━━━━━ Data listing

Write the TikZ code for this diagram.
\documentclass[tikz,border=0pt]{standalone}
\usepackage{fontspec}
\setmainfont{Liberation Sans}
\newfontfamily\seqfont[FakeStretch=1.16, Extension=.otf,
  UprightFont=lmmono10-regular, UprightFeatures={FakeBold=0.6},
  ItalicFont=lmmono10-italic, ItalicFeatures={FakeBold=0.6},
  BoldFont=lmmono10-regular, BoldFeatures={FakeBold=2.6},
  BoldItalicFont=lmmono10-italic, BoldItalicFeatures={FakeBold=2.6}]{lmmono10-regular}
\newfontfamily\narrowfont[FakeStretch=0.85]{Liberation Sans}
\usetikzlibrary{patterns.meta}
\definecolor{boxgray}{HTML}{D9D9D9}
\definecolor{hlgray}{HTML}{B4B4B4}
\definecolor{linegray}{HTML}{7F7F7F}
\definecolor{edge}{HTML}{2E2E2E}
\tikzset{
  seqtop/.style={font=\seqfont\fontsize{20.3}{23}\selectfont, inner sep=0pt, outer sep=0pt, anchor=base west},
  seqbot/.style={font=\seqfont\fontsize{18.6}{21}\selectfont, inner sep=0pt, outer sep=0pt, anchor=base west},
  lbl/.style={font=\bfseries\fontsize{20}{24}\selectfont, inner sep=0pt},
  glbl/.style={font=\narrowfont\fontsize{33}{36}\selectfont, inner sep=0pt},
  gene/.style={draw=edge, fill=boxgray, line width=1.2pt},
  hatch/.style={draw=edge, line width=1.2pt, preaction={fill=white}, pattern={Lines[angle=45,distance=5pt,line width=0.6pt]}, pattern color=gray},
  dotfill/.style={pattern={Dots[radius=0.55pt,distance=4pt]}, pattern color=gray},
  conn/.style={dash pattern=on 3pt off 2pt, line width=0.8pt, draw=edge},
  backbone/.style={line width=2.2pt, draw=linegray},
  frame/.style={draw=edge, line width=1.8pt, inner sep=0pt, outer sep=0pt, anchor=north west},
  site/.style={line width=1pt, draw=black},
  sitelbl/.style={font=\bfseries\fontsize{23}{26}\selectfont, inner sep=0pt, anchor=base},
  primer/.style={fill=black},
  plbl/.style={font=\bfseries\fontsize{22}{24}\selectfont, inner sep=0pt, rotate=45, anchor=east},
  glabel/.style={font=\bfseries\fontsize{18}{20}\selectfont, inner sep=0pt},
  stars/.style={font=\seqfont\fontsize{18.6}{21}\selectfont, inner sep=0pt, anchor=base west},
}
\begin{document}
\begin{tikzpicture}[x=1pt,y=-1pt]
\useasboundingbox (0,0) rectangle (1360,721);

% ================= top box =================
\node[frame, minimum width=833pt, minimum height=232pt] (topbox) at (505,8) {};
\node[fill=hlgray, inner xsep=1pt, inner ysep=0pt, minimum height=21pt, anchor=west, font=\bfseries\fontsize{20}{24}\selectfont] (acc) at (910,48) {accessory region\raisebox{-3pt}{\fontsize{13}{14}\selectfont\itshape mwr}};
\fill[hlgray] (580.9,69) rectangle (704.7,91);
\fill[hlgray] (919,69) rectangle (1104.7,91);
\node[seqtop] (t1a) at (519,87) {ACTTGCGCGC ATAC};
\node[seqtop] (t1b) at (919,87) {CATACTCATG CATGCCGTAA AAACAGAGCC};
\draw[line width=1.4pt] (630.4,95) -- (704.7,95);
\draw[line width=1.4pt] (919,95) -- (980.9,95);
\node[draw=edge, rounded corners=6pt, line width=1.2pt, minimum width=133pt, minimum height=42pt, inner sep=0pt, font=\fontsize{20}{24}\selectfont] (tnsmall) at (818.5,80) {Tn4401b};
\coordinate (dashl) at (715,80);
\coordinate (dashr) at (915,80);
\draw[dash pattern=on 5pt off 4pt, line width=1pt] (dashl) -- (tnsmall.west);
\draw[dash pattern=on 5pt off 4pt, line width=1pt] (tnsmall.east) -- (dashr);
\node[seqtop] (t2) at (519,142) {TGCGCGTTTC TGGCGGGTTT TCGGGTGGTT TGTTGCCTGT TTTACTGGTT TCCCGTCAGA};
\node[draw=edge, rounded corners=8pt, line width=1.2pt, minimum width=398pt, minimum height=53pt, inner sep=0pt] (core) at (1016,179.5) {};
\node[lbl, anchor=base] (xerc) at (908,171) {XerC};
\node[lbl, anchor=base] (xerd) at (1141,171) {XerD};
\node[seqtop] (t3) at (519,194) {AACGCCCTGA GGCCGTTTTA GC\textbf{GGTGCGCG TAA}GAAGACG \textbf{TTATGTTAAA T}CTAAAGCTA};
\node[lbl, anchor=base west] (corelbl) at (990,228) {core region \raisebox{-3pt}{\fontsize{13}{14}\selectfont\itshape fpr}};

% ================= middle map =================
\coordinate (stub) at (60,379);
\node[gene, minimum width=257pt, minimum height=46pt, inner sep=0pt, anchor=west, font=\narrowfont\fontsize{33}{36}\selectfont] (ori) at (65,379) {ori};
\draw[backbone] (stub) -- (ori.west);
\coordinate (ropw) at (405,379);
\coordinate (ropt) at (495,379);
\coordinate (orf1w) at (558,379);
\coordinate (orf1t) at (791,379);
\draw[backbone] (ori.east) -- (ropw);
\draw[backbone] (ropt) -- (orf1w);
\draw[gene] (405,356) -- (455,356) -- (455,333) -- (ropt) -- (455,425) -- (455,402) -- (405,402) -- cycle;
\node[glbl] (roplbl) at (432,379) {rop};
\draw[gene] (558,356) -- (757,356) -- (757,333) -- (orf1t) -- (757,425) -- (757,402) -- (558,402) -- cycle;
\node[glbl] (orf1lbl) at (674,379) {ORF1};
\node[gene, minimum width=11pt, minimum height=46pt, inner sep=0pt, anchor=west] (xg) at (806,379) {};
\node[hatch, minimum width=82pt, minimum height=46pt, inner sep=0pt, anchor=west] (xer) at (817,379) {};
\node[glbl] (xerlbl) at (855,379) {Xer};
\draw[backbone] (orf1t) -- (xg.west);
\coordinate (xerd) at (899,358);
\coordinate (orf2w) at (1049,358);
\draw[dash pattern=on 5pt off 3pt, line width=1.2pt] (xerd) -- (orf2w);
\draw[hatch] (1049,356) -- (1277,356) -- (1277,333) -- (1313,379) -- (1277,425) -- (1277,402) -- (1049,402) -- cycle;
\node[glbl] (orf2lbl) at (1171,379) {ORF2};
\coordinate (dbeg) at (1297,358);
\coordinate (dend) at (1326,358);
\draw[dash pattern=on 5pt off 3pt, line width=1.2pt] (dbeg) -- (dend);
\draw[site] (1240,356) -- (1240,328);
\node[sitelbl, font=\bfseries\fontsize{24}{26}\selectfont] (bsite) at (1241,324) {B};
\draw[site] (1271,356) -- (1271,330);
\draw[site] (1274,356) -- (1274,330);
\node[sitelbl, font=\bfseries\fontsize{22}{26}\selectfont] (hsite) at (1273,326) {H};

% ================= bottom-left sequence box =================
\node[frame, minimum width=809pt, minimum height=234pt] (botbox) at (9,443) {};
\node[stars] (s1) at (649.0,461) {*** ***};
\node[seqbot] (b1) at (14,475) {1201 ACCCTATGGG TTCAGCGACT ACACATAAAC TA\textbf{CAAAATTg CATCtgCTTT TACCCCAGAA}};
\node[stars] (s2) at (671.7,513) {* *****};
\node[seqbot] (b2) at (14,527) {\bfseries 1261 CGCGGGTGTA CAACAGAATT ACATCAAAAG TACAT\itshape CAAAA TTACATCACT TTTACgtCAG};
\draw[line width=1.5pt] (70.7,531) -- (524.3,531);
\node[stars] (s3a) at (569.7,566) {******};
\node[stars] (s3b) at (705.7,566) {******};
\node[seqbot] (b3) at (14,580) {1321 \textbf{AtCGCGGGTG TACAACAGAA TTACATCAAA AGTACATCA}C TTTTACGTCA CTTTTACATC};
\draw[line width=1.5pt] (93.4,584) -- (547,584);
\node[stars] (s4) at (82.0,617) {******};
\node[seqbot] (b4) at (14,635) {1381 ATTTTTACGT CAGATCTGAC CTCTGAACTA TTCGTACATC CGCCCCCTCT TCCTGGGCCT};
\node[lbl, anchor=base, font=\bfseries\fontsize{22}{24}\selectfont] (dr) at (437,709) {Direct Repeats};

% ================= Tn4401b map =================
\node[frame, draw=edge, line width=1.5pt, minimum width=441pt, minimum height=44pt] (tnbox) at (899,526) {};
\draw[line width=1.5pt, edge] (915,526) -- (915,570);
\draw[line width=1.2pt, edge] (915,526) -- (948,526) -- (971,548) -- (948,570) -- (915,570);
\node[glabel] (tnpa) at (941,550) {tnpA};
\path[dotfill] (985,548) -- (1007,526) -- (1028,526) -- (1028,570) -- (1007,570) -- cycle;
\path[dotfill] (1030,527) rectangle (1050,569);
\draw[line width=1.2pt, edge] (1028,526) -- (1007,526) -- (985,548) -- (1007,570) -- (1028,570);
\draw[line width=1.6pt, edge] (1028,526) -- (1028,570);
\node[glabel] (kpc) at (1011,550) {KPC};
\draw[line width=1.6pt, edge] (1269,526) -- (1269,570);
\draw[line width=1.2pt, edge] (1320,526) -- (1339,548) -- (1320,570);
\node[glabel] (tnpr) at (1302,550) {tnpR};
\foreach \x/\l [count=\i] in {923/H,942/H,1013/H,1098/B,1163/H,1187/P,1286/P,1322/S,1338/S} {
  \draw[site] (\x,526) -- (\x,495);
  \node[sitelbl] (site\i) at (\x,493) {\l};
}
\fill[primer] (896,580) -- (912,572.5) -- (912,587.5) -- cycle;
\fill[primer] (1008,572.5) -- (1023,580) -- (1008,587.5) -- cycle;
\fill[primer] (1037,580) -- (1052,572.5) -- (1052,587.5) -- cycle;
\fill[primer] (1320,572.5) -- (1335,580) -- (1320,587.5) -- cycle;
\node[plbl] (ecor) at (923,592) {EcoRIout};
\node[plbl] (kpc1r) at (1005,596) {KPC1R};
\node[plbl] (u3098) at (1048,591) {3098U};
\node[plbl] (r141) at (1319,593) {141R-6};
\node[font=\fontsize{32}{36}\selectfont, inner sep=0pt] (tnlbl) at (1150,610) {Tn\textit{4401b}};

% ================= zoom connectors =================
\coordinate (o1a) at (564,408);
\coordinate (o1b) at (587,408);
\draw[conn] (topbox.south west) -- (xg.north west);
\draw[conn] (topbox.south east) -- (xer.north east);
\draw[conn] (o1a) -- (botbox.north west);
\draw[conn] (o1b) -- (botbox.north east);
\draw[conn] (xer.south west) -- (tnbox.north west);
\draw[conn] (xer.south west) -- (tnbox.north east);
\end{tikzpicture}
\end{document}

━━━━━━━━━━
━━━━━ Data listing

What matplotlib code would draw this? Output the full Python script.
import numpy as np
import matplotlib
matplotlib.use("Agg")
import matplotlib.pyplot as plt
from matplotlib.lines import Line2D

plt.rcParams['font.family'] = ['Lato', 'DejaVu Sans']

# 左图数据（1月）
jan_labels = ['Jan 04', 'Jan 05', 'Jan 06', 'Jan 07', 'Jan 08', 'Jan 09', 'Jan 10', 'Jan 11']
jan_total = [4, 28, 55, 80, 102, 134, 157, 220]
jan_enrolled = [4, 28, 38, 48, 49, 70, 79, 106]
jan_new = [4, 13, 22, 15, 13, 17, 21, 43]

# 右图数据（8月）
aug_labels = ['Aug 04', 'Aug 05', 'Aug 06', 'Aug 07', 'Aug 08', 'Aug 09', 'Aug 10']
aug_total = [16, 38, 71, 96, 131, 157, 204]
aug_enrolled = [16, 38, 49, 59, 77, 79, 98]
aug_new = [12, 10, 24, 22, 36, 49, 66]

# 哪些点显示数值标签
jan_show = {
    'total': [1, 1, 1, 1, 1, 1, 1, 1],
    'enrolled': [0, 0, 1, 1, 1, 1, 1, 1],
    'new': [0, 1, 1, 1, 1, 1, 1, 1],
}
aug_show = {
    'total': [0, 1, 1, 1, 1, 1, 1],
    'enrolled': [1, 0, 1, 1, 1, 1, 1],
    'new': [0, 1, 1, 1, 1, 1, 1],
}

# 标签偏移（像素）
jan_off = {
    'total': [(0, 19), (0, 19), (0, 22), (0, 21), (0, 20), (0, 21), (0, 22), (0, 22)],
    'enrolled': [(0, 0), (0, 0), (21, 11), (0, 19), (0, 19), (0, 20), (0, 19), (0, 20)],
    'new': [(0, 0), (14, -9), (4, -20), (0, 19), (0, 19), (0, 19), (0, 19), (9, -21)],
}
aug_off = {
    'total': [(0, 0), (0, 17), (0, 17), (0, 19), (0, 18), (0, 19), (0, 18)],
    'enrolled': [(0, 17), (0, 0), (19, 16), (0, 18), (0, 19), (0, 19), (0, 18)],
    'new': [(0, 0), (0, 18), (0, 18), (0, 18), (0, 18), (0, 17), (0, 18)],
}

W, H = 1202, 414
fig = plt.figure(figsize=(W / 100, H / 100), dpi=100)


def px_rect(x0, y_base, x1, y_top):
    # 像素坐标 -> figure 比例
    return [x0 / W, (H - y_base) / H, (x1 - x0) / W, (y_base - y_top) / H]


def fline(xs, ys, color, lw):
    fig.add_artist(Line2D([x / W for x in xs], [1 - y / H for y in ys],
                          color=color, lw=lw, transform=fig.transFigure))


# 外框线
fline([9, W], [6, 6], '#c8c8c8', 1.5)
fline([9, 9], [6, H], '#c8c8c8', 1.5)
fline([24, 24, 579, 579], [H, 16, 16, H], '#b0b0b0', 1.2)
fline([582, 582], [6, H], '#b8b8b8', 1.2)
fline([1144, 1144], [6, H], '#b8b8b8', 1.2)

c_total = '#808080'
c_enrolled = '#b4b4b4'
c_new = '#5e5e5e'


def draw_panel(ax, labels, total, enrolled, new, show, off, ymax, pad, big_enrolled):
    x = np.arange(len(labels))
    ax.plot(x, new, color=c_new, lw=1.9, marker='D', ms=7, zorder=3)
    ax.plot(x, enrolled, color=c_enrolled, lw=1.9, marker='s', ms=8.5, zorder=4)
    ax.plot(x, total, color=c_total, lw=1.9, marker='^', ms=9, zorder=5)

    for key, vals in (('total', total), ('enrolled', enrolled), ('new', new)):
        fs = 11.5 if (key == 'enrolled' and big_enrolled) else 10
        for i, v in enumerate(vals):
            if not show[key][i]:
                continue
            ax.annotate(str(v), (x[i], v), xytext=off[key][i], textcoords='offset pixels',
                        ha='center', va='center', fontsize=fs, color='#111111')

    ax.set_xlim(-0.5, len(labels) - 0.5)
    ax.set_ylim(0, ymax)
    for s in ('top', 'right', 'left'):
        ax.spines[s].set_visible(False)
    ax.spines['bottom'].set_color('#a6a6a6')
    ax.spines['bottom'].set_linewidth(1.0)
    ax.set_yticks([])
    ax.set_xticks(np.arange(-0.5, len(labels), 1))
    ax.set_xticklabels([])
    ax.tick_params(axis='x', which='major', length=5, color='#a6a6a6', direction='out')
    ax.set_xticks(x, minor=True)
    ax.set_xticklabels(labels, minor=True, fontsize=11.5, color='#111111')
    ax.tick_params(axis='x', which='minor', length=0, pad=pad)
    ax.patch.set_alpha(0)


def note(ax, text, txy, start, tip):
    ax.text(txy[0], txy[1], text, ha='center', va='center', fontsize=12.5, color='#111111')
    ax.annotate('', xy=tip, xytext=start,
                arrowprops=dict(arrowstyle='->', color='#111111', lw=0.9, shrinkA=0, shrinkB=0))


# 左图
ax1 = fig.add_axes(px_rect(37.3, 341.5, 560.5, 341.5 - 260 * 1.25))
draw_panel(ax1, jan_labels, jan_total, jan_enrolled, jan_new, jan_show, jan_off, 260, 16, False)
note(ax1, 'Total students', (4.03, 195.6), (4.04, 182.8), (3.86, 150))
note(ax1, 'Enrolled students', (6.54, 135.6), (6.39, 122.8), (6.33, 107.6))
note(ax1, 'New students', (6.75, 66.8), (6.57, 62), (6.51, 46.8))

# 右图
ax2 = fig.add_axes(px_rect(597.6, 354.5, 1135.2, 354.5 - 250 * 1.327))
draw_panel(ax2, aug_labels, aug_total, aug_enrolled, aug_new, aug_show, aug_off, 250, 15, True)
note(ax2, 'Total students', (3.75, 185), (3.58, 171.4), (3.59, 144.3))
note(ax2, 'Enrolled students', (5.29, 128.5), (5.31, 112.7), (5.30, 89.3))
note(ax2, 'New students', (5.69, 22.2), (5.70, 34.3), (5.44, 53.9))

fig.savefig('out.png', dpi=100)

━━━━━━━━━━

What to work on:
Check each line above for "this" and return the ones that have it.

Written response:
Write the TikZ code for this diagram.
What matplotlib code would draw this? Output the full Python script.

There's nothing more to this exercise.